SALT LAKE CITY — Attorney General Sean Reyes recently helped lead a delegation of state attorneys general from the United States to Mexico City, Mexico, as part of a criminal justice conference focused on improving coordinated law enforcement efforts to combat human trafficking, drug trafficking, counterfeiting and Internet security crimes.
Last year, Reyes hosted his Mexican state counterparts, along with the federal attorneys general of Mexico and El Salvador, for similar training in Park City as part of a program funded by the U.S. State Department. His team will also conduct an online legal training this November for colleagues around the world.
In today’s global environment, the definition of a ‘border state’ has been greatly expanded not only in terms of trade and economy — but also crime. Criminal elements in Mexico smuggle drugs, people and counterfeit products into the U.S. while money and weapons are smuggled back into Mexico. Criminals from the U.S. are often complicit in these illicit activities whether or not they are from states that share a physical border with Mexico.
The more we work with law enforcement partners in Mexico and other Latin American countries to improve information sharing and training for investigations and prosecutions, the greater the likelihood we can take criminals off the streets in our respective nations.
The Binational State Attorney General Exchange was hosted by the Conference of Western Attorneys General Alliance Partnership and funded by the U.S. State Department.
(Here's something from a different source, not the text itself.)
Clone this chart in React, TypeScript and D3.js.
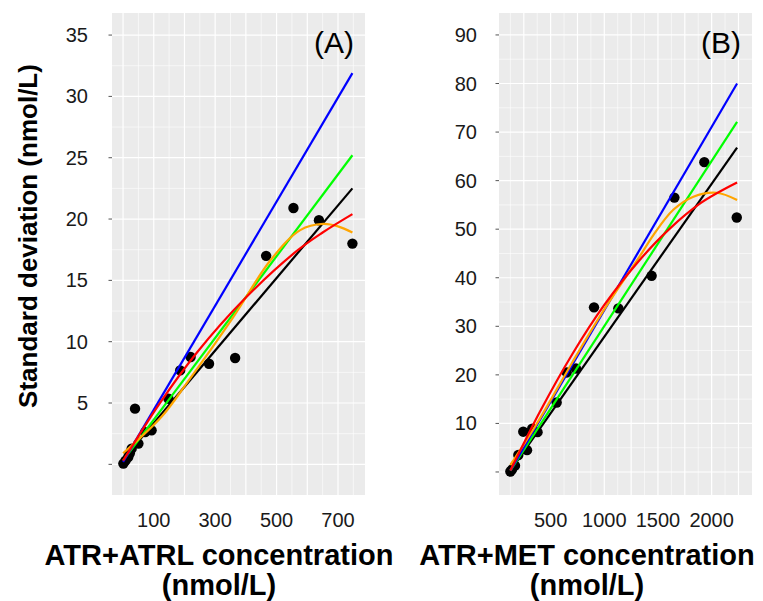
import React from 'react';
import * as d3 from 'd3';

const W = 763;
const H = 601;

// ---------- Panel A data (ATR+ATRL) ----------
const aPointX = [1, 8, 17, 22, 28, 39, 50, 72, 93, 148, 186, 220, 280, 365, 466, 555, 638, 747];
const aPointY = [0.06, 0.3, 0.6, 0.9, 1.28, 4.54, 1.69, 2.63, 2.77, 5.35, 7.66, 8.75, 8.2, 8.67, 17.0, 20.9, 19.9, 18.0];
const aLinX = [0, 747];
const aBlueY = [0.2, 31.9];
const aGreenY = [0.3, 25.2];
const aBlackY = [0.4, 22.5];
const aRedX = [0, 120, 240, 400, 566, 650, 747];
const aRedY = [0.3, 5.0, 9.1, 13.6, 17.4, 18.9, 20.4];
const aOrangeX = [0, 126, 207, 359, 479, 577, 652, 700, 747];
const aOrangeY = [0.9, 3.9, 6.6, 12.0, 16.6, 19.1, 19.6, 19.4, 18.9];
const aYTicks = [0, 5, 10, 15, 20, 25, 30, 35];
const aYLabels = [5, 10, 15, 20, 25, 30, 35];
const aXLabels = [100, 300, 500, 700];
const aXGrid = [0, 50, 100, 150, 200, 250, 300, 350, 400, 450, 500, 550, 600, 650, 700, 750];
const aYGrid = [0, 2.5, 5, 7.5, 10, 12.5, 15, 17.5, 20, 22.5, 25, 27.5, 30, 32.5, 35];

// ---------- Panel B data (ATR+MET) ----------
const bPointX = [125, 140, 168, 199, 245, 280, 328, 378, 556, 650, 736, 904, 1131, 1441, 1653, 1932, 2234];
const bPointY = [0.1, 0.5, 1.3, 3.5, 8.3, 4.5, 8.9, 8.2, 14.3, 20.5, 21.3, 33.9, 33.7, 40.4, 56.5, 63.8, 52.4];
const bLinX = [125, 2237];
const bBlueY = [0.3, 80.0];
const bGreenY = [0.3, 72.1];
const bBlackY = [0.3, 66.8];
const bRedX = [125, 400, 700, 1000, 1300, 1600, 1900, 2237];
const bRedY = [0.3, 12.4, 24.2, 34.4, 42.9, 49.9, 55.4, 59.6];
const bOrangeX = [125, 400, 700, 1000, 1333, 1457, 1643, 1830, 2047, 2237];
const bOrangeY = [1.4, 11.0, 22.5, 33.5, 44.5, 48.8, 54.0, 56.7, 57.5, 56.0];
const bYTicks = [0, 10, 20, 30, 40, 50, 60, 70, 80, 90];
const bYLabels = [10, 20, 30, 40, 50, 60, 70, 80, 90];
const bXLabels = [500, 1000, 1500, 2000];
const bXGrid = [125, 250, 375, 500, 625, 750, 875, 1000, 1125, 1250, 1375, 1500, 1625, 1750, 1875, 2000, 2125, 2250];
const bYGrid = [0, 5, 10, 15, 20, 25, 30, 35, 40, 45, 50, 55, 60, 65, 70, 75, 80, 85, 90];

type Series = { xs: number[]; ys: number[]; color: string };

type PanelProps = {
  x0: number; x1: number; y0: number; y1: number;
  xDomain: [number, number]; yDomain: [number, number];
  px: number[]; py: number[];
  series: Series[];
  yTicks: number[]; yLabels: number[]; xLabels: number[];
  xGrid: number[]; xMajorEvery: number;
  yGrid: number[]; yMajorEvery: number;
  tag: string;
  yLabelRight: number;
};

const FONT = "Arial, 'Liberation Sans', Helvetica, sans-serif";

function Panel(p: PanelProps) {
  const x = d3.scaleLinear().domain(p.xDomain).range([p.x0, p.x1]);
  const y = d3.scaleLinear().domain(p.yDomain).range([p.y1, p.y0]);
  const line = d3.line<[number, number]>()
    .x(d => x(d[0]))
    .y(d => y(d[1]))
    .curve(d3.curveCatmullRom.alpha(0.5));
  const isMajor = (v: number, every: number) => Math.abs(v / every - Math.round(v / every)) < 1e-6;
  return (
    <g>
      <rect x={p.x0} y={p.y0} width={p.x1 - p.x0} height={p.y1 - p.y0} fill="#EBEBEB" />
      {p.yGrid.map(v => (
        <line key={'gy' + v} x1={p.x0} x2={p.x1} y1={y(v)} y2={y(v)} stroke="#FFFFFF"
          strokeWidth={isMajor(v, p.yMajorEvery) ? 1.2 : 0.6} />
      ))}
      {p.xGrid.map(v => (
        <line key={'gx' + v} x1={x(v)} x2={x(v)} y1={p.y0} y2={p.y1} stroke="#FFFFFF"
          strokeWidth={isMajor(v, p.xMajorEvery) ? 1.2 : 0.6} />
      ))}
      {p.px.map((v, i) => (
        <circle key={'pt' + i} cx={x(v)} cy={y(p.py[i])} r={5.2} fill="#000000" />
      ))}
      {p.series.map((s, i) => (
        <path key={'s' + i} d={line(s.xs.map((v, j) => [v, s.ys[j]] as [number, number])) || ''}
          fill="none" stroke={s.color} strokeWidth={2.2} />
      ))}
      {p.yTicks.map(v => (
        <line key={'yt' + v} x1={p.x0 - 3.5} x2={p.x0} y1={y(v)} y2={y(v)} stroke="#555" strokeWidth={1} />
      ))}
      {p.yLabels.map(v => (
        <text key={'yl' + v} x={p.yLabelRight} y={y(v)} dy="0.35em" textAnchor="end"
          fontFamily={FONT} fontSize={20} fill="#1a1a1a">{v}</text>
      ))}
      {p.xLabels.map(v => (
        <text key={'xl' + v} x={x(v)} y={527} textAnchor="middle"
          fontFamily={FONT} fontSize={20} fill="#1a1a1a">{v}</text>
      ))}
      <text x={p.x1 - 11} y={53} textAnchor="end" fontFamily={FONT} fontSize={30} fill="#000">{p.tag}</text>
    </g>
  );
}

export default function App() {
  const aSeries: Series[] = [
    { xs: aLinX, ys: aBlackY, color: '#000000' },
    { xs: aLinX, ys: aGreenY, color: '#00FF00' },
    { xs: aLinX, ys: aBlueY, color: '#0000FF' },
    { xs: aOrangeX, ys: aOrangeY, color: '#FFA500' },
    { xs: aRedX, ys: aRedY, color: '#FF0000' },
  ];
  const bSeries: Series[] = [
    { xs: bLinX, ys: bBlackY, color: '#000000' },
    { xs: bLinX, ys: bGreenY, color: '#00FF00' },
    { xs: bLinX, ys: bBlueY, color: '#0000FF' },
    { xs: bOrangeX, ys: bOrangeY, color: '#FFA500' },
    { xs: bRedX, ys: bRedY, color: '#FF0000' },
  ];
  return (
    <div style={{ position: 'absolute', left: 0, top: 0 }}>
      <svg width={W} height={H} viewBox={`0 0 ${W} ${H}`} style={{ display: 'block', background: '#fff' }}>
        <Panel x0={112} x1={365} y0={13} y1={495}
          xDomain={[-36, 788]} yDomain={[-2.5, 36.8]}
          px={aPointX} py={aPointY} series={aSeries}
          yTicks={aYTicks} yLabels={aYLabels} xLabels={aXLabels}
          xGrid={aXGrid} xMajorEvery={100} yGrid={aYGrid} yMajorEvery={5}
          tag="(A)" yLabelRight={88} />
        <Panel x0={499} x1={752} y0={13} y1={495}
          xDomain={[19, 2376]} yDomain={[-4.74, 94.52]}
          px={bPointX} py={bPointY} series={bSeries}
          yTicks={bYTicks} yLabels={bYLabels} xLabels={bXLabels}
          xGrid={bXGrid} xMajorEvery={250} yGrid={bYGrid} yMajorEvery={10}
          tag="(B)" yLabelRight={477} />
        <text transform="translate(37,236) rotate(-90)" textAnchor="middle"
          fontFamily={FONT} fontSize={26} fontWeight="bold" fill="#000">Standard deviation (nmol/L)</text>
        <text x={219} y={565} textAnchor="middle" fontFamily={FONT} fontSize={29} fontWeight="bold" fill="#000">ATR+ATRL concentration</text>
        <text x={219} y={595} textAnchor="middle" fontFamily={FONT} fontSize={29} fontWeight="bold" fill="#000">(nmol/L)</text>
        <text x={587} y={565} textAnchor="middle" fontFamily={FONT} fontSize={29} fontWeight="bold" fill="#000">ATR+MET concentration</text>
        <text x={587} y={595} textAnchor="middle" fontFamily={FONT} fontSize={29} fontWeight="bold" fill="#000">(nmol/L)</text>
      </svg>
    </div>
  );
}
Reyes’ participation was at no cost to Utah taxpayers. The conference was attended by seven other U.S. state attorneys general, 26 Mexican state attorneys general and Mexico’s federal Attorney General Arely Gomez Gonzalez.
“I spent some very productive one-on-one time with General Gonzalez discussing legal issues and human trafficking — and can tell you this investment will result in greater protections for the citizens of Utah,” Reyes said.
“Utah and the United States have a strong leader and great lawyer in Sean Reyes,” Attorney General Carlos Zamarripa Aguirre of the Mexican State of Guanajuato stated, noting also that Reyes’ bilingual skills are an asset to the training program.
In addition to specific criminal topics, the U.S. attorneys general spent significant time training their Mexican counterparts on the nuts and bolts of criminal prosecution and defense issues as Mexico undergoes an overhaul of its criminal justice system. Pursuant to a 2008 amendment in the Mexican Constitution, Mexico is transitioning away from an inquisitorial trial system to an adversarial one like that seen in the United States.
The U.S. delegation was hosted at the Mexican Supreme Court where former Ambassador and now Supreme Court Justice Eduardo Medina Mora implored the delegation to continue helping Mexico.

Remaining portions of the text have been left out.